Beckmann rights (75)

by Roderick Ramage, solicitor, www.law-office.co.uk

(first published by distribution to professional contacts 1 January 2021)

 


DISCLAIMER

This article is not advice to any person and may not be taken as a definitive statement of the law in general or in any particular case.  The author does not accept any responsibility for anything that any person does or does not do as a result of reading it.


 

1          The Transfer of Undertakings (Protection of Employment) Regulations 2006, SI 2006/246 (TUPE) provides the only context in which Beckmann rights matter.  The question, to which answers remain as unclear as ever, now is whether they are still important.  The relevant provisions of TUPE are regulations 3, 4 and 10.  In the absence of a binding court decision, it is likely that ‘employee’ as defined in TUPE includes ‘worker’.

2          There are one or possibly two questions to determine whether pension rights are or are not excluded from the automatic transfer of a transferring employee’s contract of employment.

first  Is the pension scheme in which the transferring employee has rights an occupational pension scheme as defined in the Pension Schemes Act 1993, s1?  If the answer is ‘No’, the pension rights pass under TUPE, and the second question need not be asked.

secondly  If the answer to the first question is ‘Yes’, do the rights consist of or include rights ‘which do not relate to benefits for old age, invalidity or survivors’?  If the answer is ‘No’, the pension rights are excluded from the transfer, but if the answer is ‘Yes’, those rights, which are commonly called Beckmann rights, pass under TUPE.

3          The importance of Beckmann rights is that they might be of significant value, but no assets are transferred to fund them, and therefore they must be financed by the transferee.

4          Beckmann rights take their name from the ECJ decision in Beckmann v Dynamco Whicheloe Macfarlane Ltd [2002] IRLR 578 (ECJ). The most common example is that, usually in public sector but sometimes in paternalistic private sector final salary (or other defined benefit)  schemes, a member is entitled to an early retirement pension, which is not reduced actuarially for early payment, if his or her employment is terminated on the grounds of redundancy or business efficiency.

5          Mrs Beckmann had been employed by the NHS and her employment was transferred to DWM under TUPE.  When DWM dismissed her for redundancy it refused to pay her the early retirement pension, lump sum and other benefits to which she would have been entitled under the NHS scheme on the grounds that those benefits were excluded from TUPE.  The ECJ held that: 

Early retirement benefits and benefits intended to enhance the conditions of such retirement, paid in the event of dismissal to employees who have reached a certain age, such as the benefits at issue in the main proceedings, are not old-age, invalidity or survivors' benefits … within the meaning of Article 3(3) of Council Directive 77/187/EEC ….

6          The extent of the Beckmann rights is still unclear, but the old age exemption is, according to the later ECJ case of Martin v South Bank University case [2004] IRLR 74 (ECJ), limited to

... only benefits paid from the time when an employee reaches the end of his normal working life as laid down by the general structure of the pension scheme in question ...

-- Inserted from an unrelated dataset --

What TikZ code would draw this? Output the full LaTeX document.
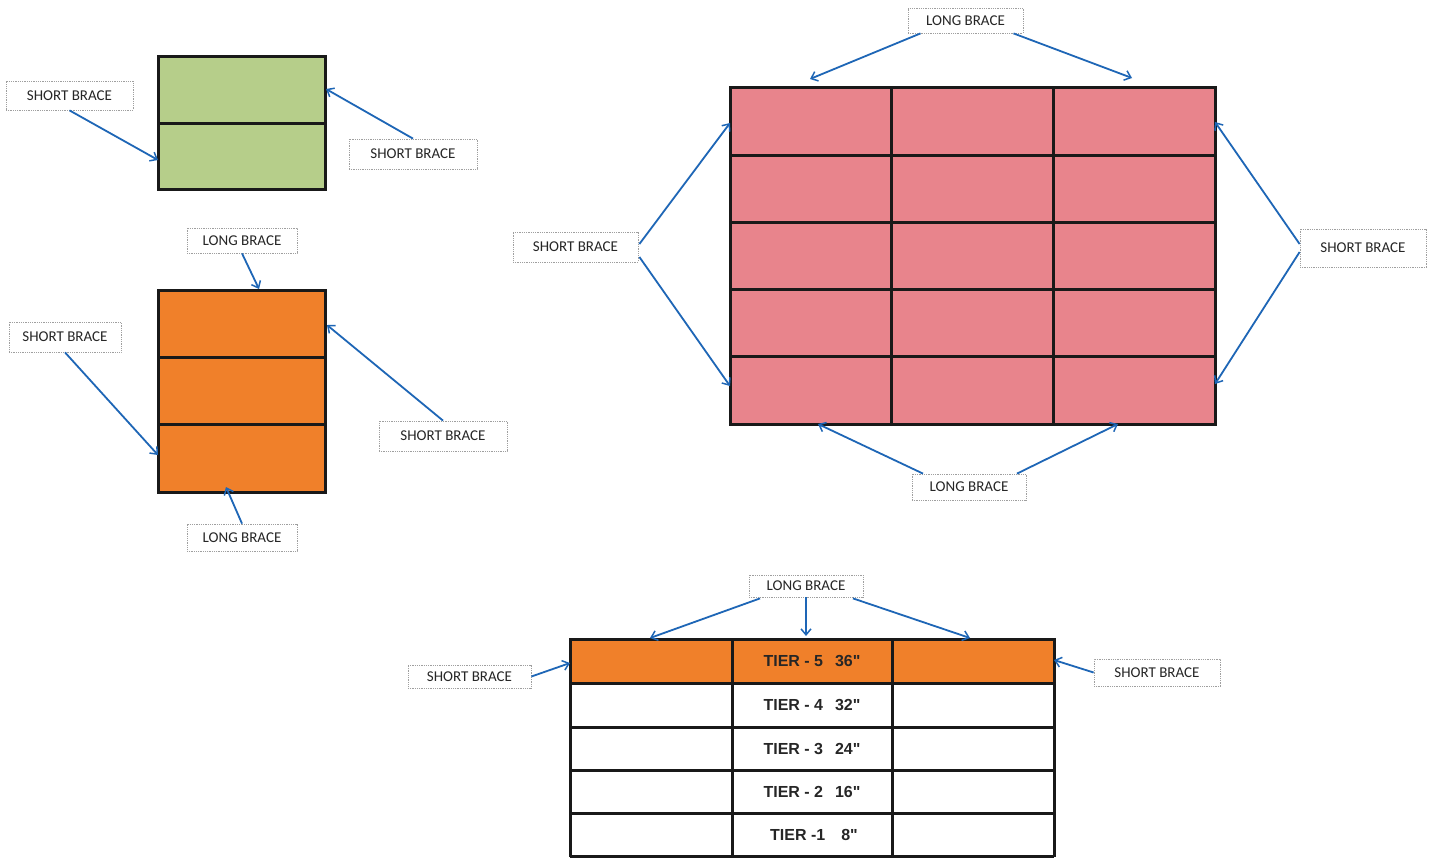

7          Both Beckmann and South bank concerned public sector pension schemes.  The case of Procter & Gamble v Svenska Cellulosa [2012] EWHC 1257 (Ch), in which members had a right to retire early with the employer’s consent, confirmed that the principles apply also to private sector schemes and decided that a transferring employee’s right to apply for early retirement and to have the application considered in good faith was a right which transferred under TUPE. 

8          Apart from Procter & Gamble there are no reported decisions how the Beckmann liability is to be calculated.  In this case the parties had agreed an adjustment of the purchase price according to whether or not whether certain pension liabilities transferred under TUPE.  The court decided that the transferee was liable for only the enhancements to the member’s benefits and not the benefits from his or her normal pension age, so the member does not benefit from the windfall of both the benefits as enhanced and the benefits payable by the scheme from his or her normal pension age.

9          There is also a determination of the Pensions Ombudsman in Hunter v Atos (81760/2) on 28 October 2011 that the complainant, who had the right to only a deferred pension in his former employer’s pension scheme, did not have any Beckmann rights.  In this case the rights in issue were rights of contributing members on leaving employment.  Determinations of the Pensions Ombudsman are not precedent binding on the courts, and therefore cautious transferees and their advisers might wait until the point is decide by the courts or at least it is explored further in legal commentary.  Nevertheless determinations by the Ombudsman might be useful as guidance, even if only as a reminder to check whether the enhanced rights are available to members with deferred rights.

10       Beckmann rights can be derived from not only the transferor’s scheme, but the scheme(s) of previous employers, if any of the transferring employees had acquired Beckmann rights in earlier employment and brought the rights with them on previous TUPE transfers.

11       Transferees still need to either (a) examine the rules of occupational pension schemes, in which the transferring employees have accrued benefits and to require appropriate warranties by the transferor and either indemnities or adjustments to the price to reflect the amount of any Beckmann liabilities or (b) take a deep breath and chance it.